One of the downsides to the results was a steep rise in demand from state-backed US mortgage guarantee giants Fannie Mae and Freddie Mac to repurchase mortgages that JP Morgan had sold them, according to Glenn Schorr, an analyst at Nomura Securities.
"All in, we think it's a good quarter for JP Morgan, and other banks should see some of the same benefits," he said.
JP Morgan said it had made "a modest loss" in the quarter from what is left of the portfolio that has lost it an estimated $5.8bn this year.
It said it expected to lose another $300m by the end of the year.
The shares fell sharply when the bank announced the trading losses in May, but have now almost completely recovered.
Earlier in the week, Mr Dimon told an audience in Washington that he should have stopped the trades by the so-called London Whale.
"We made a stupid error," he said. "I should have caught it... I didn't."

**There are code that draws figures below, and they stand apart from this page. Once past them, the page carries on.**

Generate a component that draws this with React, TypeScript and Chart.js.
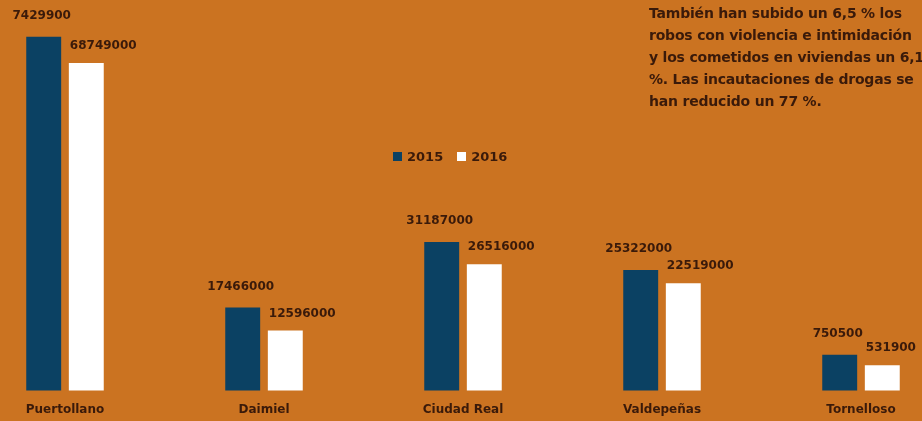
import React, { useEffect, useRef } from "react";
import { Chart, registerables } from "chart.js";

Chart.register(...registerables);

const categories = ["Puertollano", "Daimiel", "Ciudad Real", "Valdepeñas", "Tornelloso"];
const seriesNames = ["2015", "2016"];
const values2015 = [74299000, 17466000, 31187000, 25322000, 7505000];
const values2016 = [68749000, 12596000, 26516000, 22519000, 5319000];
const labels2015 = ["7429900", "17466000", "31187000", "25322000", "750500"];
const labels2016 = ["68749000", "12596000", "26516000", "22519000", "531900"];
const noteLines = [
  "También han subido un 6,5 % los",
  "robos con violencia e intimidación",
  "y los cometidos en viviendas un 6,1",
  "%. Las incautaciones de drogas se",
  "han reducido un 77 %.",
];

const BG = "#CB7321";
const BLUE = "#0B4163";
const WHITE = "#FFFFFF";
const TEXT = "#3A1A0A";
const seriesColors = [BLUE, WHITE];

const dataLabelPlugin = {
  id: "dataLabels",
  afterDatasetsDraw(chart: any) {
    const ctx = chart.ctx;
    ctx.save();
    ctx.fillStyle = TEXT;
    ctx.font = "bold 12px 'DejaVu Sans'";
    ctx.textBaseline = "middle";
    const allLabels = [labels2015, labels2016];
    chart.data.datasets.forEach((_ds: any, di: number) => {
      const meta = chart.getDatasetMeta(di);
      meta.data.forEach((bar: any, i: number) => {
        const txt = allLabels[di][i];
        if (di === 0) {
          ctx.textAlign = "center";
          ctx.fillText(txt, bar.x - 2, bar.y - 21);
        } else {
          ctx.textAlign = "left";
          ctx.fillText(txt, bar.x - bar.width / 2 + 1, bar.y - 17);
        }
      });
    });
    ctx.restore();
  },
};

export default function App() {
  const canvasRef = useRef<HTMLCanvasElement | null>(null);

  useEffect(() => {
    if (!canvasRef.current) return;
    const chart = new Chart(canvasRef.current, {
      type: "bar",
      data: {
        labels: categories,
        datasets: [
          {
            label: seriesNames[0],
            data: values2015,
            backgroundColor: seriesColors[0],
            categoryPercentage: 0.428,
            barPercentage: 0.82,
          },
          {
            label: seriesNames[1],
            data: values2016,
            backgroundColor: seriesColors[1],
            categoryPercentage: 0.428,
            barPercentage: 0.82,
          },
        ],
      },
      options: {
        animation: false,
        responsive: true,
        maintainAspectRatio: false,
        clip: false as any,
        layout: { padding: { left: 65, right: 61, top: 0, bottom: 4 } },
        plugins: {
          legend: { display: false },
          tooltip: { enabled: false },
        },
        scales: {
          x: {
            type: "category",
            offset: false,
            grid: { display: false, drawTicks: true, tickLength: 12 },
            border: { display: false },
            ticks: {
              color: TEXT,
              font: { family: "'DejaVu Sans'", size: 12, weight: "bold" },
              padding: 0,
              maxRotation: 0,
              autoSkip: false,
            },
          },
          y: {
            display: false,
            min: 0,
            max: 82000000,
          },
        },
      },
      plugins: [dataLabelPlugin],
    });
    return () => chart.destroy();
  }, []);

  return (
    <div
      style={{
        position: "fixed",
        left: 0,
        top: 0,
        width: 922,
        height: 421,
        background: BG,
        overflow: "hidden",
      }}
    >
      <canvas ref={canvasRef} />
      <div
        style={{
          position: "absolute",
          left: 649,
          top: 2,
          fontFamily: "'DejaVu Sans'",
          fontWeight: "bold",
          fontSize: 14,
          lineHeight: "22px",
          letterSpacing: "-0.2px",
          color: TEXT,
          whiteSpace: "pre",
        }}
      >
        {noteLines.map((l, i) => (
          <div key={i}>{l}</div>
        ))}
      </div>
      <div
        style={{
          position: "absolute",
          left: 393,
          top: 149,
          display: "flex",
          alignItems: "center",
          fontFamily: "'DejaVu Sans'",
          fontWeight: "bold",
          fontSize: 13,
          color: TEXT,
        }}
      >
        {seriesNames.map((n, i) => (
          <div key={n} style={{ display: "flex", alignItems: "center", marginRight: 14 }}>
            <span
              style={{
                display: "inline-block",
                width: 9,
                height: 9,
                background: seriesColors[i],
                marginRight: 5,
              }}
            />
            <span>{n}</span>
          </div>
        ))}
      </div>
    </div>
  );
}
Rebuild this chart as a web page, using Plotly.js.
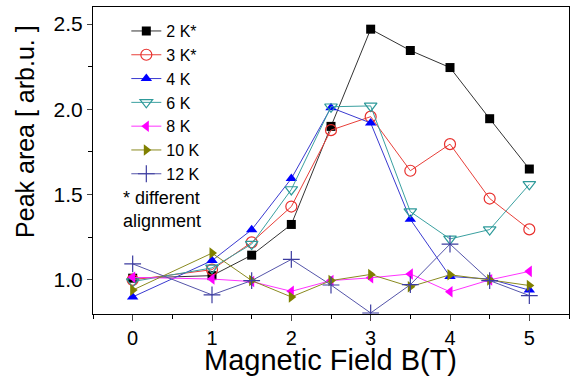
<!DOCTYPE html>
<html><head><meta charset="utf-8">
<script src="https://cdn.plot.ly/plotly-3.0.1.min.js"></script>
<style>html,body{margin:0;padding:0;background:#fff}#chart{width:577px;height:380px}</style>
</head><body><div id="chart"></div>
<script>
const fieldB = [0, 1, 1.5, 2, 2.5, 3, 3.5, 4, 4.5, 5];
const names = ["2 K*", "3 K*", "4 K", "6 K", "8 K", "10 K", "12 K"];
const k2  = [1.01, 1.025, 1.145, 1.325, 1.90, 2.47, 2.345, 2.245, 1.945, 1.65];
const k3  = [1.00, 1.06, 1.22, 1.43, 1.878, 1.957, 1.64, 1.796, 1.477, 1.296];
const k4  = [0.90, 1.113, 1.294, 1.594, 2.01, 1.92, 1.355, 1.02, 1.005, 0.94];
const k6  = [0.99, 1.07, 1.21, 1.53, 2.015, 2.02, 1.40, 1.24, 1.295, 1.56];
const k8  = [1.015, 1.005, 0.99, 0.933, 0.996, 1.012, 1.035, 0.93, 1.00, 1.05];
const k10 = [0.94, 1.157, 0.996, 0.90, 0.996, 1.032, 0.96, 1.03, 1.00, 0.967];
const k12 = [1.094, 0.912, 0.996, 1.12, 0.97, 0.806, 0.972, 1.21, 0.996, 0.908];
const xTicks = [0, 1, 2, 3, 4, 5];
const yTicks = [1.0, 1.5, 2.0, 2.5];
const yTickText = ["1.0", "1.5", "2.0", "2.5"];
const xTitle = "Magnetic Field B(T)";
const yTitle = "Peak area [ arb.u. ]";
const note = "* different<br>alignment";

const series = [k2, k3, k4, k6, k8, k10, k12];
const lineColors = ["#333333", "#e8403a", "#3a3ad0", "#3aa0a0", "#ff33ff", "#8a8a20", "#5555aa"];
const markerColors = ["#000000", "#e8302d", "#0000ff", "#2e9a9a", "#ff00ff", "#808000", "#3c3ca0"];
const symbols = ["square", "circle-open", "triangle-up", "triangle-down-open", "triangle-left", "triangle-right", "cross-thin-open"];
const sizes = [9, 11, 10, 11, 10, 10, 12];

const traces = series.map((ys, i) => ({
  x: fieldB, y: ys, name: names[i], type: "scatter", mode: "lines+markers",
  line: {color: lineColors[i], width: 1},
  marker: {symbol: symbols[i], size: sizes[i], color: markerColors[i],
           line: {color: markerColors[i], width: (i===1||i===3||i===6) ? 1.2 : 0}}
}));

const layout = {
  width: 577, height: 380,
  margin: {l: 93, r: 8, t: 7, b: 66},
  paper_bgcolor: "#fff", plot_bgcolor: "#fff",
  font: {family: "Liberation Sans, Arial, sans-serif", color: "#000"},
  showlegend: true,
  legend: {x: 0.07, y: 0.977, xanchor: "left", yanchor: "top", bgcolor: "rgba(0,0,0,0)",
           font: {size: 16}, tracegroupgap: 0, itemsizing: "trace"},
  xaxis: {range: [-0.5, 5.5], tickvals: xTicks, ticks: "outside", ticklen: 6, tickwidth: 1,
          minor: {dtick: 0.5, ticks: "outside", ticklen: 4, tickcolor: "#000"},
          showline: true, linecolor: "#000", linewidth: 1, mirror: true, showgrid: false, zeroline: false,
          tickfont: {size: 20}},
  yaxis: {range: [0.8, 2.6], tickvals: yTicks, ticktext: yTickText, ticks: "outside", ticklen: 5, tickwidth: 1,
          minor: {tickvals: [0.75, 1.25, 1.75, 2.25], ticks: "outside", ticklen: 4, tickcolor: "#000"},
          showline: true, linecolor: "#000", linewidth: 1, mirror: true, showgrid: false, zeroline: false,
          tickfont: {size: 21}},
  annotations: [
    {xref: "paper", yref: "paper", x: 0.059, y: 0.34, xanchor: "left", yanchor: "middle",
     align: "left", showarrow: false, text: note, font: {size: 18}},
    {xref: "paper", yref: "paper", x: 0.498, y: -0.15, xanchor: "center", yanchor: "middle",
     showarrow: false, text: xTitle, font: {size: 29}},
    {xref: "paper", yref: "paper", x: (25 - 93) / 476, y: 0.593, xanchor: "center", yanchor: "middle",
     showarrow: false, textangle: -90, text: yTitle, font: {size: 25}}
  ]
};
Plotly.newPlot("chart", traces, layout, {displayModeBar: false, staticPlot: true});
</script></body></html>
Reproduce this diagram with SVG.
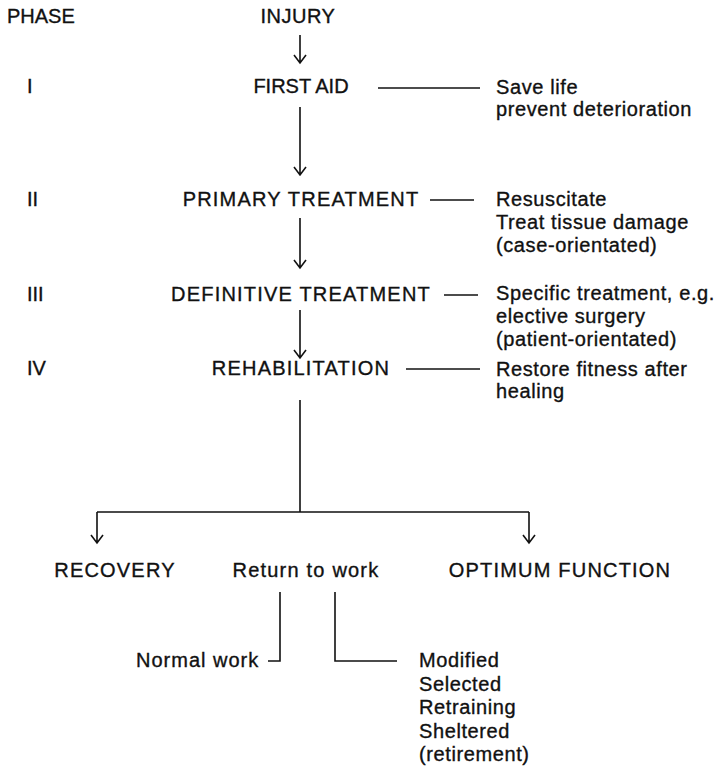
<svg xmlns="http://www.w3.org/2000/svg" width="718" height="768" viewBox="0 0 718 768">
<style>
text{font-family:"Liberation Sans",Arial,sans-serif;font-size:20px;fill:#111;stroke:#111;stroke-width:0.35}
.c{text-anchor:middle;letter-spacing:1.2px}
.s{letter-spacing:0.6px}
.ln{stroke:#111;stroke-width:1.6;fill:none}
</style>
<rect width="718" height="768" fill="#fff"/>
<g id="phases">
<text x="7" y="23">PHASE</text>
<text x="27" y="93">I</text>
<text x="27" y="206">II</text>
<text x="27" y="301">III</text>
<text x="27" y="375">IV</text>
</g>
<g id="injury"><text x="298" y="23" text-anchor="middle" letter-spacing="0.5">INJURY</text></g>
<g id="firstaid"><text x="301" y="93" text-anchor="middle">FIRST AID</text></g>
<g id="firstaid-note">
<text class="s" x="496" y="94">Save life</text>
<text class="s" x="496" y="116">prevent deterioration</text>
</g>
<g id="primary"><text class="c" x="301" y="206">PRIMARY TREATMENT</text></g>
<g id="primary-note">
<text class="s" x="496" y="206">Resuscitate</text>
<text class="s" x="496" y="229">Treat tissue damage</text>
<text class="s" x="496" y="252">(case-orientated)</text>
</g>
<g id="definitive"><text class="c" x="301" y="301" letter-spacing="1.8">DEFINITIVE TREATMENT</text></g>
<g id="definitive-note">
<text class="s" x="496" y="300">Specific treatment, e.g.</text>
<text class="s" x="496" y="323">elective surgery</text>
<text class="s" x="496" y="346">(patient-orientated)</text>
</g>
<g id="rehab"><text class="c" x="301" y="375">REHABILITATION</text></g>
<g id="rehab-note">
<text class="s" x="496" y="376">Restore fitness after</text>
<text class="s" x="496" y="398">healing</text>
</g>
<g id="recovery"><text class="c" x="115" y="577">RECOVERY</text></g>
<g id="return"><text class="c" x="306" y="577">Return to work</text></g>
<g id="optimum"><text class="c" x="560" y="577">OPTIMUM FUNCTION</text></g>
<g id="normal"><text x="136" y="667" letter-spacing="1">Normal work</text></g>
<g id="modified">
<text class="s" x="419" y="667">Modified</text>
<text class="s" x="419" y="690.5">Selected</text>
<text class="s" x="419" y="714">Retraining</text>
<text class="s" x="419" y="737.5">Sheltered</text>
<text class="s" x="419" y="761">(retirement)</text>
</g>
<g id="connectors" class="ln">
<path d="M300 35V63M294 55L300 63L306 55"/>
<path d="M300 107V175M294 167L300 175L306 167"/>
<path d="M300 218V268M294 260L300 268L306 260"/>
<path d="M300 310V358M294 350L300 358L306 350"/>
<path d="M378 88H480"/>
<path d="M430 200H474"/>
<path d="M444 295H478"/>
<path d="M406 369H480"/>
<path d="M300 400V512M97 512H529"/>
<path d="M97 512V543M91 535L97 543L103 535"/>
<path d="M529 512V543M523 535L529 543L535 535"/>
<path d="M280 592V661H268"/>
<path d="M335 592V661H397"/>
</g>
</svg>
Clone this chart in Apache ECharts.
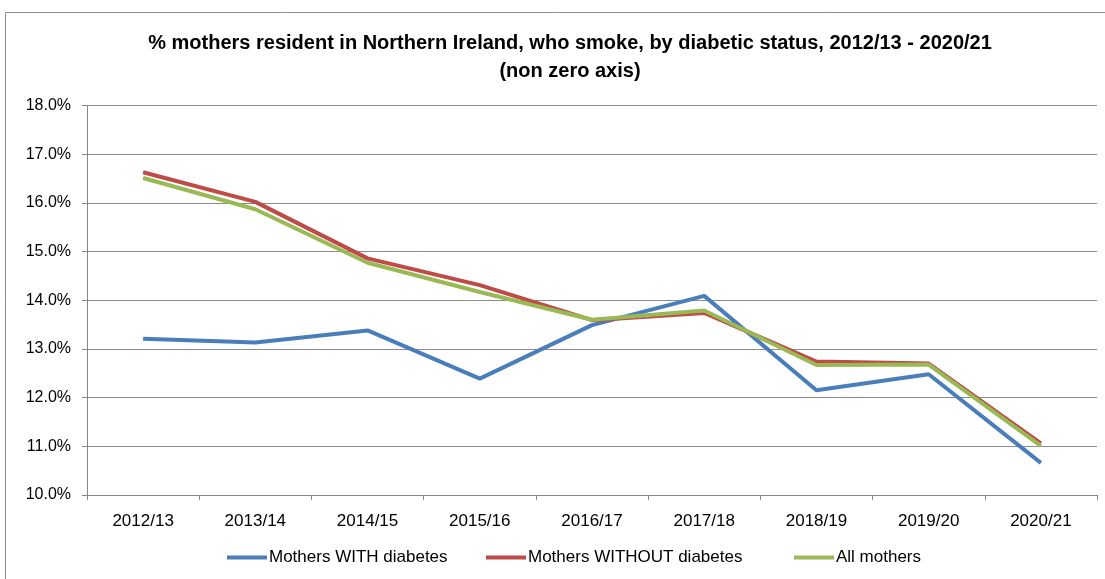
<!DOCTYPE html>
<html>
<head>
<meta charset="utf-8">
<script src="https://cdn.jsdelivr.net/npm/echarts@6/dist/echarts.min.js"></script>
<style>
html,body{margin:0;padding:0;background:#fff;}
#c{width:1105px;height:579px;}
</style>
</head>
<body>
<div id="c"></div>
<script>
var categories = ['2012/13','2013/14','2014/15','2015/16','2016/17','2017/18','2018/19','2019/20','2020/21'];
var withDiabetes = [13.21, 13.13, 13.38, 12.39, 13.49, 14.09, 12.15, 12.48, 10.66];
var withoutDiabetes = [16.63, 16.02, 14.86, 14.31, 13.59, 13.74, 12.74, 12.70, 11.06];
var allMothers = [16.51, 15.87, 14.77, 14.17, 13.60, 13.79, 12.67, 12.68, 11.01];
var seriesNames = ['Mothers WITH diabetes', 'Mothers WITHOUT diabetes', 'All mothers'];
var titleLines = ['% mothers resident in Northern Ireland, who smoke, by diabetic status, 2012/13 - 2020/21', '(non zero axis)'];

var font = 'Liberation Sans, Arial, sans-serif';
var chart = echarts.init(document.getElementById('c'));
var colors = ['#4a7ebb', '#be4b48', '#98b954'];
var data = [withDiabetes, withoutDiabetes, allMothers];
var legendLefts = [227, 486, 794];

chart.setOption({
  animation: false,
  color: colors,
  graphic: [{
    type: 'rect', left: 5, top: 12, z: -1,
    shape: {width: 1120, height: 600},
    style: {fill: '#fff', stroke: '#8c8c8c', lineWidth: 1}
  }],
  title: {
    text: titleLines.join('\n'),
    left: 565, textAlign: 'center', top: 24,
    textStyle: {fontFamily: font, fontWeight: 'bold', fontSize: 20, color: '#000', lineHeight: 28}
  },
  legend: seriesNames.map(function(n, i){
    return {
      left: legendLefts[i], top: 549,
      itemWidth: 40, itemHeight: 4, padding: 0,
      icon: 'rect',
      textStyle: {fontFamily: font, fontSize: 17, color: '#000', padding: [0,0,0,-3]},
      data: [n]
    };
  }),
  grid: {left: 87, right: 8, top: 105.5, bottom: 84, containLabel: false},
  xAxis: {
    type: 'category', data: categories, boundaryGap: true,
    axisLine: {lineStyle: {color: '#868686', width: 1}},
    axisTick: {show: true, length: 5, lineStyle: {color: '#868686'}},
    axisLabel: {fontFamily: font, fontSize: 17, color: '#000', margin: 18}
  },
  yAxis: {
    type: 'value', min: 10, max: 18, interval: 1,
    axisLine: {show: true, lineStyle: {color: '#868686', width: 1}},
    axisTick: {show: true, length: 5, lineStyle: {color: '#868686'}},
    splitLine: {lineStyle: {color: '#8c8c8c', width: 1}},
    axisLabel: {fontFamily: font, fontSize: 16, color: '#000', margin: 16,
      formatter: function(v){ return v.toFixed(1) + '%'; }}
  },
  series: seriesNames.map(function(n, i){
    return {
      name: n, type: 'line', data: data[i],
      symbol: 'none', smooth: false,
      lineStyle: {width: 4, color: colors[i]},
      itemStyle: {color: colors[i]}
    };
  })
});
</script>
</body>
</html>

The bank has so far declined to comment on a report in Thursday's New York Times, which said that federal authorities were using taped telephone conversations, notes from staff meetings, instant messages and emails to build criminal cases against four people who worked for the London team.
Wells Fargo said that its net profit was $4.9bn, up 27% from 2011.
Revenue was up 8% to $21.2bn in the quarter from the same period last year.
"By focusing on earning all of our customers' business and providing outstanding service, we continued to generate growth across our diversified set of businesses," said chairman and chief executive John Stumpf.
"In the third quarter, core loans grew by $11.9 billion and we saw continued strength in our mortgage and deposit businesses."
The US government this week filed a lawsuit against Wells Fargo for mortgage fraud, alleging that the bank lied about the quality of mortgages it handled leading to huge losses for the government when the loans went bad.
It is seeking damages for hundreds of millions of dollars in insurance claims already paid to Wells Fargo by the Federal Housing Administration.